▶ **GOAL OF THE EXERCISE**: In the entries below, find the line with "Reproduce this chart with Altair." and the line with "import pandas as pd", then retype both and everything between them exactly. Do not copy the pictures.

▶ **EXCERPTED DATA**:
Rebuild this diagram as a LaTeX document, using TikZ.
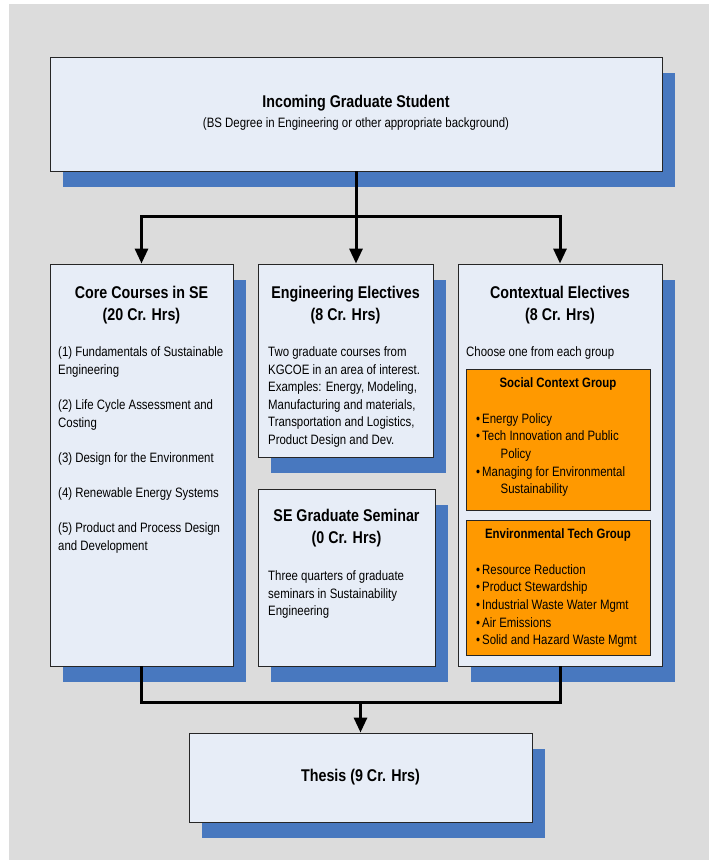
\documentclass[tikz,border=0pt]{standalone}
\usepackage{fontspec}
\setmainfont{Liberation Sans}[FakeStretch=0.84]
\usetikzlibrary{arrows.meta,shadows}
\definecolor{fondgris}{HTML}{DCDCDC}
\definecolor{fondboite}{HTML}{E7EDF7}
\definecolor{ombrebleue}{HTML}{4878BF}
\definecolor{orangegroupe}{HTML}{FF9900}
\newcommand{\pucegroupe}{\makebox[6pt][l]{\textbullet}}
\tikzset{
	boite/.style={draw=black!85,line width=0.9pt,fill=fondboite,
		drop shadow={shadow xshift=12.5pt,shadow yshift=-16pt,fill=ombrebleue,opacity=1}},
	groupe/.style={draw=black!85,line width=0.9pt,fill=orangegroupe},
	titre/.style={font=\fontsize{17}{22}\selectfont\bfseries,align=center,inner sep=0pt},
	soustitre/.style={font=\fontsize{13.6}{17.6}\selectfont\bfseries,align=center,inner sep=0pt},
	corps/.style={font=\fontsize{13.6}{17.6}\selectfont,align=left,inner sep=0pt,anchor=west},
	trait/.style={line width=3pt},
	fleche/.style={line width=3pt,-{Triangle[width=13pt,length=15pt]}},
}
\begin{document}
\begin{tikzpicture}[x=1pt,y=-1pt]
%					Fond :
					\useasboundingbox (0,0) rectangle (709,860);
					\fill[fondgris] (9,4) rectangle (709,860);
%					Boîtes :
					\node[boite,minimum width=612pt,minimum height=114pt] (etudiant) at (356,114) {};
					\node[boite,minimum width=183pt,minimum height=402pt] (noyau) at (141.5,465) {};
					\node[boite,minimum width=175pt,minimum height=193pt] (optionnels) at (345.5,360.5) {};
					\node[boite,minimum width=177pt,minimum height=177pt] (seminaire) at (346.5,577.5) {};
					\node[boite,minimum width=204pt,minimum height=402pt] (contexte) at (560,465) {};
					\node[groupe,minimum width=184pt,minimum height=141pt] (social) at (558,439.5) {};
					\node[groupe,minimum width=184pt,minimum height=135pt] (environnement) at (558,587.5) {};
					\node[boite,minimum width=343pt,minimum height=89pt] (these) at (360.5,777.5) {};
%					Textes :
					\node[titre] (etudiant-titre) at (356,103) {Incoming Graduate Student};
					\node[corps,anchor=center] (etudiant-note) at (356,124) {(BS Degree in Engineering or other appropriate background)};
					\node[titre] (noyau-titre) at (141.5,305) {Core Courses in SE\\(20 Cr. Hrs)};
					\node[corps] (noyau-liste) at (58,450) {(1) Fundamentals of Sustainable\\Engineering\\[17.6pt](2) Life Cycle Assessment and\\Costing\\[17.6pt](3) Design for the Environment\\[17.6pt](4) Renewable Energy Systems\\[17.6pt](5) Product and Process Design\\and Development};
					\node[titre] (optionnels-titre) at (345.5,305) {Engineering Electives\\(8 Cr. Hrs)};
					\node[corps] (optionnels-texte) at (268,397) {Two graduate courses from\\KGCOE in an area of interest.\\Examples: Energy, Modeling,\\Manufacturing and materials,\\Transportation and Logistics,\\Product Design and Dev.};
					\node[titre] (seminaire-titre) at (346.5,528.5) {SE Graduate Seminar\\(0 Cr. Hrs)};
					\node[corps] (seminaire-texte) at (268,594.5) {Three quarters of graduate\\seminars in Sustainability\\Engineering};
					\node[titre] (contexte-titre) at (560,305) {Contextual Electives\\(8 Cr. Hrs)};
					\node[corps] (contexte-texte) at (466,353) {Choose one from each group};
					\node[soustitre] (social-titre) at (558,384) {Social Context Group};
					\node[corps] (social-liste) at (476,455) {\pucegroupe Energy Policy\\\pucegroupe Tech Innovation and Public\\\hspace*{24.5pt}Policy\\\pucegroupe Managing for Environmental\\\hspace*{24.5pt}Sustainability};
					\node[soustitre] (environnement-titre) at (558,535) {Environmental Tech Group};
					\node[corps] (environnement-liste) at (476,606) {\pucegroupe Resource Reduction\\\pucegroupe Product Stewardship\\\pucegroupe Industrial Waste Water Mgmt\\\pucegroupe Air Emissions\\\pucegroupe Solid and Hazard Waste Mgmt};
					\node[titre] (these-titre) at (360.5,777.5) {Thesis (9 Cr. Hrs)};
%					Liaisons :
					\coordinate (depart) at (356,216);
					\coordinate (jonction) at (360.5,702);
					\draw[trait] (etudiant.south) -- (depart);
					\draw[fleche] (depart) -| (noyau.north);
					\draw[fleche] (depart) -- (depart |- optionnels.north);
					\draw[fleche] (depart) -| (contexte.north);
					\draw[trait] (noyau.south) |- (jonction) -| (contexte.south);
					\draw[fleche] (jonction) -- (these.north);
				\end{tikzpicture}
\end{document}
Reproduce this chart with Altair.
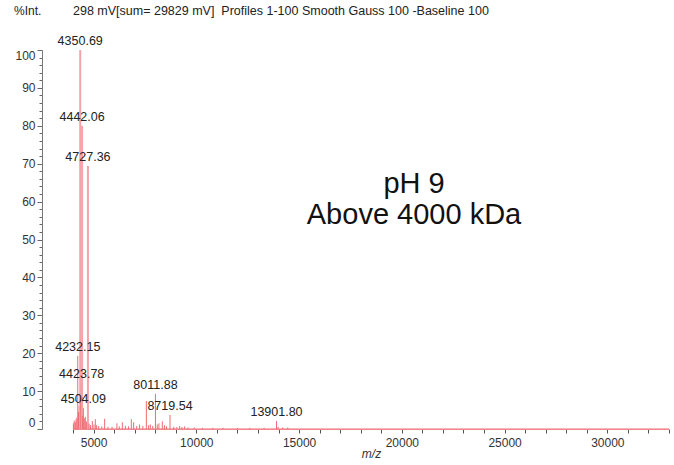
import altair as alt
import pandas as pd

# Stick spectrum: peak centroids (m/z) and relative intensities (%)
peak_mz = [
    4020, 4060, 4110, 4150, 4190, 4232.15, 4270, 4300, 4350.69, 4380,
    4423.78, 4442.06, 4470, 4504.09, 4550, 4600, 4650, 4690, 4727.36, 4780,
    4850, 4940, 5020, 5086, 5150, 5250, 5400, 5540, 5700, 5900,
    6137, 6250, 6400, 6550, 6700, 6838, 6950, 7100, 7240, 7400,
    7568, 7680, 7762, 7880, 8011.88, 8100, 8180, 8345, 8450, 8550,
    8719.54, 8900, 9050, 9190, 9300, 9433, 9600, 9900, 10300, 10800,
    11300, 12000, 12600, 13300, 13901.80, 13980, 14200, 14450,
]
peak_int = [
    1.5, 2.2, 1.8, 2.6, 3.0, 19.3, 4.5, 6.0, 100.0, 8.5,
    12.1, 80.0, 3.5, 5.5, 2.8, 3.2, 2.0, 1.6, 69.4, 1.4,
    1.0, 2.1, 1.2, 2.6, 1.0, 0.8, 0.7, 2.7, 0.6, 0.6,
    1.5, 0.7, 1.8, 0.8, 0.7, 2.6, 1.8, 0.8, 1.2, 0.8,
    7.4, 1.0, 1.2, 0.8, 9.3, 1.2, 1.5, 2.0, 1.0, 0.7,
    3.7, 0.6, 0.5, 0.8, 0.5, 0.7, 0.4, 0.4, 0.3, 0.3,
    0.3, 0.3, 0.3, 0.3, 2.1, 0.6, 0.4, 0.4,
]

# Annotated peaks
label_mz = [4232.15, 4350.69, 4423.78, 4442.06, 4504.09, 4727.36, 8011.88, 8719.54, 13901.80]
label_int = [19.3, 100.0, 12.1, 80.0, 5.5, 69.4, 9.3, 3.7, 2.1]

# Baseline trace across the acquisition range
base_mz = [4000, 33000]
base_int = [0, 0]

# Axis ticks
x_ticks = list(range(4000, 33001, 1000))
y_ticks = list(range(0, 101, 2))

header = "298 mV[sum= 29829 mV]\u00a0 Profiles 1-100 Smooth Gauss 100 -Baseline 100"
note_lines = ["pH 9", "Above 4000 kDa"]

FONT = "Liberation Sans"
PEAK_RED = "#ef6b72"
PEAK_PINK = "#f5a3a9"

peaks = pd.DataFrame({"mz": peak_mz, "intensity": peak_int})
labels = pd.DataFrame({"mz": label_mz, "intensity": label_int,
                       "text": [f"{v:.2f}" for v in label_mz]})
base = pd.DataFrame({"mz": base_mz, "intensity": base_int})

x_scale = alt.Scale(domain=[4000, 33000], nice=False, zero=False)
y_scale = alt.Scale(domain=[0, 100], nice=False)

x_axis = alt.Axis(
    values=x_ticks,
    labelExpr="datum.value % 5000 === 0 ? format(datum.value, 'd') : ''",
    labelOverlap=False,
    title="m/z",
    titleFontStyle="italic",
    titleFontWeight="normal",
    titleFontSize=12,
    titleColor="#333333",
    titlePadding=0,
    titleFont=FONT,
    labelFont=FONT,
    labelFontSize=12,
    labelColor="#333333",
    labelPadding=4,
    tickSize=4,
    tickColor="#555555",
    domainColor=PEAK_PINK,
    grid=False,
)
y_axis = alt.Axis(
    values=y_ticks,
    labelExpr="datum.value % 10 === 0 ? datum.label : ''",
    labelOverlap=False,
    labelFlush=6,
    title=None,
    offset=31,
    labelFont=FONT,
    labelFontSize=12,
    labelColor="#333333",
    labelPadding=2,
    tickSize=alt.condition("datum.value % 10 === 0", alt.value(5), alt.value(3)),
    tickColor="#666666",
    domainColor="#777777",
    grid=False,
)

X = alt.X("mz:Q", scale=x_scale, axis=x_axis)
Y = alt.Y("intensity:Q", scale=y_scale, axis=y_axis)

baseline = alt.Chart(base).mark_line(color=PEAK_RED, strokeWidth=1).encode(x=X, y=Y)

sticks = alt.Chart(peaks).mark_rule().encode(
    x=X,
    y=Y,
    y2=alt.datum(0),
    color=alt.condition("datum.intensity > 50", alt.value(PEAK_PINK), alt.value(PEAK_RED)),
    strokeWidth=alt.condition("datum.intensity > 50", alt.value(2), alt.value(1)),
)

peak_text = alt.Chart(labels).mark_text(
    font=FONT, fontSize=12.5, color="#222222", baseline="bottom", align="center", dy=-2
).encode(x=X, y=Y, text="text:N")

unit_text = alt.Chart(pd.DataFrame({"t": ["%Int."]})).mark_text(
    font=FONT, fontSize=12, color="#222222", align="left", baseline="middle"
).encode(x=alt.value(-59), y=alt.value(-39), text="t:N")

header_text = alt.Chart(pd.DataFrame({"t": [header]})).mark_text(
    font=FONT, fontSize=12.5, color="#222222", align="left", baseline="middle"
).encode(x=alt.value(0), y=alt.value(-39), text="t:N")

note = alt.Chart(pd.DataFrame({"k": [0]})).mark_text(
    font=FONT, fontSize=29, color="#111111", align="center",
    baseline="alphabetic", lineHeight=31, text=note_lines
).encode(x=alt.value(341), y=alt.value(143))

chart = alt.layer(baseline, sticks, peak_text, unit_text, header_text, note).properties(
    width=596,
    height=379,
    autosize=alt.AutoSizeParams(type="none"),
    padding={"left": 73, "top": 50, "right": 5, "bottom": 36},
    background="white",
).configure_view(stroke=None)

chart.save("out.html", embed_options={"renderer": "svg", "actions": False})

▶ **OUTPUT FOR THIS EXERCISE**:
Reproduce this chart with Altair.
import altair as alt
import pandas as pd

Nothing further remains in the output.